I don’t know, we’ll see how it goes. Right now I really enjoy the fact that she always has a real book in her hand and is basically never on an iPad, but this seems like a nice add in for all the flights we will be on this year.

So yeah, that’s our home school deal at the moment. It’s really not fancy. She’s learning the basics (writing, math, reading, spelling, science, history, etc), but on the road. She’s always with a book in hand as she travels through the world. We might enroll her back in school next year, we might not. We have no idea. But now we are all enjoying education (and life) outside and through experience 🙂

Ps. if you’re a mom or an educator I would highly recommend reading this book 🙂 Great insight into the school system, both positive and negative 🙂 k bye!


  1. Getting really excited about taking a test on her reading? What a little nerd. I love it 😉 I was totally like her at that age too, always reading!

  2. Just curious. What are the rules and regulations in Florida with respect to home schooling? Do you have to provide any information to the state? Is it monitored at all? I’ve heard of other home school parents having to provide lesson plans, test results, etc.

    • Florida is super superrrrr lax. we literally just had to sign our name on a paper, no lesson plans, no updates, nada.

  3. Looking at those workbooks gave me such a sense of nostalgia. I was home schooled from 1st-8th grade (really crappy public school in my town) and by the time I went to my private high school I was ahead in almost every class as well as much less stressed then all my fellow students since I didn’t have 8 prior years of extra homework:) my mom did a mix of different curriculum brands with a main focus on lots and lot of reading and real life scenarios like you guys so I’m sure Marlowe will keep excelling 🙂

  4. I’m a first grade teacher this year, and it sounds like you are doing a great job! Most important things that 1st graders need to learn is how to read and decode longer words (we focus on a lot of sight words and phonics patterns), understanding what they are reading and being able to explain it, and adding and subtracting. We also start to really focus on students being able to organize their thoughts in their writing.

  5. Hi! My daughter (Harlow) & I homeschool, too! It’s awesome! Mind if I ask the name of that reading app?
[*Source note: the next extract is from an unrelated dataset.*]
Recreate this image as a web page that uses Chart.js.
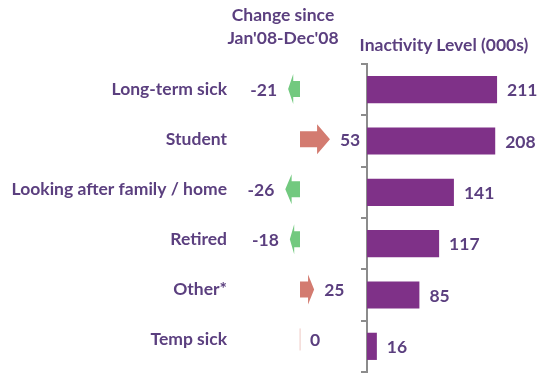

I’m learning new stuff all the time being her “teacher”. 💕💕💕

  6. Would love for my daughter (9) and Marlowe to be pen-pals! We are from Argentina, they could even learn and practise each others languages! Hehe.
    Have fun on your trip!

  7. Hey Drea, I LOVE this post! We homeschool out in Saskatchewan, Canada and my daughter is a week younger than Marlowe! For us here that puts her in second grade (cut off birthdate is December 31st if that makes sense). This is our second year homeschooling and I love it, it is totally the lifestyle I want to have and I dream of worldschooling (we are actually in Mexico right now). If you are still looking for penpals for Marlowe I think my daughter would enjoy that! She is also an avid reader and reads about a dozen chapter books a month. Love following all your adventures here on the blog and on Instagram (I’m @chantelklassen and @intentionalhomeschooling there).

  8. Hi Drea! I love reading about your travels around the world with Marlowe. I don’t have my own kids (yet), but I aspire to be an adventurous and brave parents if/when it does happen, and also hoping to travel a lot. I was curious if you could write about Marlowe’s friendships at some point? I work with elementary school kids and I feel like a big part of school is learning to socialize, as well as having other adults besides parents to listen to/look up to/etc. not just the actual material. You are such a thoughtful person, I’d love to hear what you have to say about this, and how you’re thinking about it with your own kid:) Cheers!